Between your sophomore and senior years of high school, a great sorting begins. Some people are about to start orienting their lives toward college, and they speak about there futures differently than those who are essentially forced by the clutch of circumstance— poverty and a desperate need to earn money for their family— to immediately become wage slaves.
And in through this experience, you learn to be humble and thankful for what you were given, the body you were born into, the faculties you have. And you feel a strange mixture of shame and relief.
There was something that united all of us even then though. There was something strange and pervasive in the air during that period. In spite of it all, the people who were about to take out massive loans to go to college, and the people who would continue to clean grease traps until they would receive three dollar pay raises to become assistant managers, both groups of people, even then, had so little hope for the future.
We all knew, in one way or another, that the future held something darker.

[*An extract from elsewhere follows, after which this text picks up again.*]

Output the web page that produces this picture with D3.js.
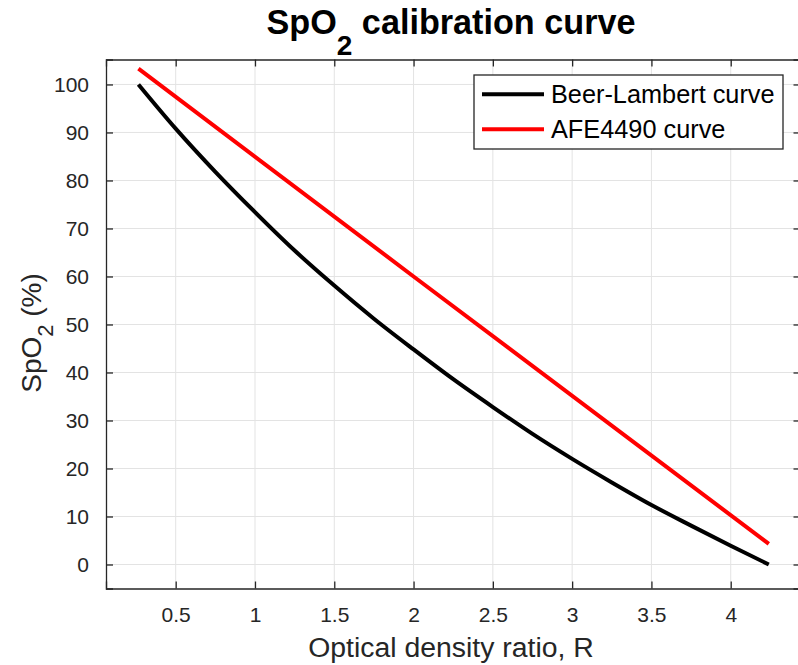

What started out as such a euphoric year quickly turned sour when we realized that, instead of Obama penalizing anyone in the financial system that caused all the pain, unemployment, and misery that stemmed from the 2008 financial crisis, he would instead let them off scot-free.
Austerity would follow, wage stagnation would follow, and day by day the bright bulb of youthful optimism faded from iridescent to a mere glimmer. If our self expressed supposed champion didn’t believe in a better world, why should we? Movements like Occupy Wall Street were mocked and crushed under his regime. robber-barons like Mark Zuckerberg and Elon Musk were venerated and all the while the young wondered, what exactly is our place in this coming world?